▸ Objective: Retype only what runs from the first line of the listing to the line holding "(0,0) rectangle (1007,794);", both included. Do not retype the pictures.
═══
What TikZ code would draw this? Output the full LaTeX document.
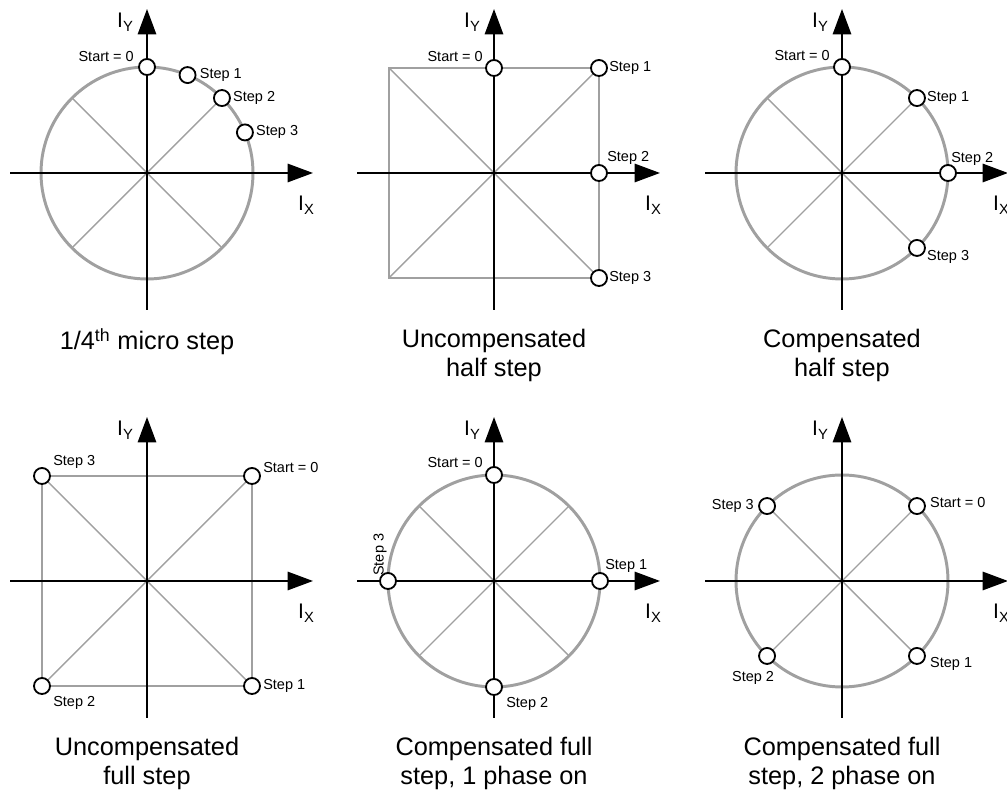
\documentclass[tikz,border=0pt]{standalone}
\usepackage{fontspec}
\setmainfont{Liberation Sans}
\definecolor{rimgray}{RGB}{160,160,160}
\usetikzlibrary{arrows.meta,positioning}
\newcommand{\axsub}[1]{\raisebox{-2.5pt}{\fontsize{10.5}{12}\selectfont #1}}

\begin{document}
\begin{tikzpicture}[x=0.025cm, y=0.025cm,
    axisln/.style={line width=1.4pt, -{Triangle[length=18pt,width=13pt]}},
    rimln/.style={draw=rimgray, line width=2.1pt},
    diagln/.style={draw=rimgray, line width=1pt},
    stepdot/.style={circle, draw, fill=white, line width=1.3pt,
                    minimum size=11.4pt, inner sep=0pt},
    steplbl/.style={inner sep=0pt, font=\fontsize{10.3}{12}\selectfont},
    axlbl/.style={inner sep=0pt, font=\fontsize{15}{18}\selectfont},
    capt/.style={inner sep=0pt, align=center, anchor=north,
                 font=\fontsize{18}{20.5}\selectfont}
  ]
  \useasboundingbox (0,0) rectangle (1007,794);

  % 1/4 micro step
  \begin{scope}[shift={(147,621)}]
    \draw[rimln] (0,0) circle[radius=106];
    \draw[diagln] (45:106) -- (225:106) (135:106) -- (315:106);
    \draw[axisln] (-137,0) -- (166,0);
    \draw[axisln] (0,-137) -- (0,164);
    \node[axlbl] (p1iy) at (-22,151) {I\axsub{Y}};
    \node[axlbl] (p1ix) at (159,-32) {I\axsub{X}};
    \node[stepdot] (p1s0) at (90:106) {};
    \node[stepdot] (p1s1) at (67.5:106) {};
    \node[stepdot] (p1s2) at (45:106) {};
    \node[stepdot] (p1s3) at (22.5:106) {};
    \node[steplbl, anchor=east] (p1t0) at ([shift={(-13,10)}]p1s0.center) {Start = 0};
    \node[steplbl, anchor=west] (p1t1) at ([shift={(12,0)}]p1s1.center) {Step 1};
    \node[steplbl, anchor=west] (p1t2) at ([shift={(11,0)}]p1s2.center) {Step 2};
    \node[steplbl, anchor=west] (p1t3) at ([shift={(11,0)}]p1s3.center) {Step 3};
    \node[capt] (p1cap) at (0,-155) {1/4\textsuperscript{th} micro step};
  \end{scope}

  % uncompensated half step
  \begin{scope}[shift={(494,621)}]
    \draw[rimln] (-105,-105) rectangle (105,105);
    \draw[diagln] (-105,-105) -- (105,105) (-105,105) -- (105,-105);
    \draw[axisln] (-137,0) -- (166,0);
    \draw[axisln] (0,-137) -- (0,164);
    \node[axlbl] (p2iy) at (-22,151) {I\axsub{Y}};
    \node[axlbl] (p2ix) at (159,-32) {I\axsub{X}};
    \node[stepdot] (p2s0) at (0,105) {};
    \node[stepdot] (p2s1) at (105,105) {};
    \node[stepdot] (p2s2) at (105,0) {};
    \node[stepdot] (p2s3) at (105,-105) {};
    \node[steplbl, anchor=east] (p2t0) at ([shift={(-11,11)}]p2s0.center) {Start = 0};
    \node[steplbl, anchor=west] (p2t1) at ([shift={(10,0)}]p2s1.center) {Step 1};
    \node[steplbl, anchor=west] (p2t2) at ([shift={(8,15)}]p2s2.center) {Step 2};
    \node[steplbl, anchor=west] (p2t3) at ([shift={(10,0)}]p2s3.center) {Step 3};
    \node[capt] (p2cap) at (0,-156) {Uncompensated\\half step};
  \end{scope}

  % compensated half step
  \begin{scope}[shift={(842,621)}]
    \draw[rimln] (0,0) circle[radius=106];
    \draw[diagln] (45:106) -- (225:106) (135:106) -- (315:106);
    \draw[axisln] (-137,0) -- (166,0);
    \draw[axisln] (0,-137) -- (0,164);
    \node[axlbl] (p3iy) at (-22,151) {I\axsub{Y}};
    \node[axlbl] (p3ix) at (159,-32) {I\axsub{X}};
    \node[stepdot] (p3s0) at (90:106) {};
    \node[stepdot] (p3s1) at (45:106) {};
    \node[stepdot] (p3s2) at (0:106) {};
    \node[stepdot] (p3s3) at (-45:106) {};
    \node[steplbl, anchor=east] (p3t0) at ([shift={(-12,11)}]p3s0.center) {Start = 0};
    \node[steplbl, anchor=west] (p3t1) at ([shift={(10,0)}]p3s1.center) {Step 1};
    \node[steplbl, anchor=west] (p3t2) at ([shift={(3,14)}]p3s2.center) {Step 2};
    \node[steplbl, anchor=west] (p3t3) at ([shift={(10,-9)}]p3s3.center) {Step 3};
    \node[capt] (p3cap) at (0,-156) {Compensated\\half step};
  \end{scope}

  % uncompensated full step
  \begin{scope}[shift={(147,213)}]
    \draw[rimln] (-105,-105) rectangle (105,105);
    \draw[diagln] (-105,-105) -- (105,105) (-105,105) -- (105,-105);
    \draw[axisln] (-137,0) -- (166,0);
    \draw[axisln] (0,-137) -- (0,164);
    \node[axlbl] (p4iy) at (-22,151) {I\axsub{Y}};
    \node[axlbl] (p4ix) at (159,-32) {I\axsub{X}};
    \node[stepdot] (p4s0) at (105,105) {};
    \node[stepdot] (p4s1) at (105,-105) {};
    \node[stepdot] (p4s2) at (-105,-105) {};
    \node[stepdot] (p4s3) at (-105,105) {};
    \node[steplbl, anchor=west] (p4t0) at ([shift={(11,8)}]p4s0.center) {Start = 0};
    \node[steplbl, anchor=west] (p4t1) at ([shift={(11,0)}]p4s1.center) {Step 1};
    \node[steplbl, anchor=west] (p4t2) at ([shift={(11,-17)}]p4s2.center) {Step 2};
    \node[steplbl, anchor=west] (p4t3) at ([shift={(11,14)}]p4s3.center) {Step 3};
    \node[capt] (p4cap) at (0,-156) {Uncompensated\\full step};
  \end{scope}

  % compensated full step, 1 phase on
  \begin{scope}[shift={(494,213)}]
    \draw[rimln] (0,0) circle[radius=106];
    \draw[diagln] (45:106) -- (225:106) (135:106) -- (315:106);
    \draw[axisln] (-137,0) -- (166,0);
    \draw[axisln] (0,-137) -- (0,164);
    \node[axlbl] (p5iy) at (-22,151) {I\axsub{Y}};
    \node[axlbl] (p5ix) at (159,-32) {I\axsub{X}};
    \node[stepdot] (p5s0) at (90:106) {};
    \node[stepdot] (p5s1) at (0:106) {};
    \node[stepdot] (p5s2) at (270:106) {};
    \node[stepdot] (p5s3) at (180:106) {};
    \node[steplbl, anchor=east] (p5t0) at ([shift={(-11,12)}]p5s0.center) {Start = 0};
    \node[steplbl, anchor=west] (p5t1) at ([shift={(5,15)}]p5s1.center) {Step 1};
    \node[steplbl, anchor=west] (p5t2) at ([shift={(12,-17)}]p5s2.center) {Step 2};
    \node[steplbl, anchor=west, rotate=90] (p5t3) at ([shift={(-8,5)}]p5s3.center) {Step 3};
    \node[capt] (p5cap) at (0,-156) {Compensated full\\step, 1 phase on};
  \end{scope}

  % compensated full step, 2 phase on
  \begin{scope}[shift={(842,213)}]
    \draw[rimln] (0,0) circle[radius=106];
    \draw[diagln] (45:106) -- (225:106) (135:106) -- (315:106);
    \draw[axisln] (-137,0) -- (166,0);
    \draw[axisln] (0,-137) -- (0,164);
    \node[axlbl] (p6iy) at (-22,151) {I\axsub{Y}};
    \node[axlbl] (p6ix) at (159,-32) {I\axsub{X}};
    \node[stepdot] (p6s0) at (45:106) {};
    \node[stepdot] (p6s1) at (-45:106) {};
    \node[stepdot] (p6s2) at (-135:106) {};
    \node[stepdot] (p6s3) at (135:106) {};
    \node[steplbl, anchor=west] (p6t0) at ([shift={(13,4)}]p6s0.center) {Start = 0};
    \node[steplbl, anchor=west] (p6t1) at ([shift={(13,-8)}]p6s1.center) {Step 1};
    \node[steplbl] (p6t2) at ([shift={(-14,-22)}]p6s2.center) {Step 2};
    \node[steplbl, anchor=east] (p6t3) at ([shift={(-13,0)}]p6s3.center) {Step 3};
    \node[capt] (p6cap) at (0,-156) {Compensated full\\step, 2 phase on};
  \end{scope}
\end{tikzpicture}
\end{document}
═══
▸ Task solution:
What TikZ code would draw this? Output the full LaTeX document.
\documentclass[tikz,border=0pt]{standalone}
\usepackage{fontspec}
\setmainfont{Liberation Sans}
\definecolor{rimgray}{RGB}{160,160,160}
\usetikzlibrary{arrows.meta,positioning}
\newcommand{\axsub}[1]{\raisebox{-2.5pt}{\fontsize{10.5}{12}\selectfont #1}}

\begin{document}
\begin{tikzpicture}[x=0.025cm, y=0.025cm,
    axisln/.style={line width=1.4pt, -{Triangle[length=18pt,width=13pt]}},
    rimln/.style={draw=rimgray, line width=2.1pt},
    diagln/.style={draw=rimgray, line width=1pt},
    stepdot/.style={circle, draw, fill=white, line width=1.3pt,
                    minimum size=11.4pt, inner sep=0pt},
    steplbl/.style={inner sep=0pt, font=\fontsize{10.3}{12}\selectfont},
    axlbl/.style={inner sep=0pt, font=\fontsize{15}{18}\selectfont},
    capt/.style={inner sep=0pt, align=center, anchor=north,
                 font=\fontsize{18}{20.5}\selectfont}
  ]
  \useasboundingbox (0,0) rectangle (1007,794);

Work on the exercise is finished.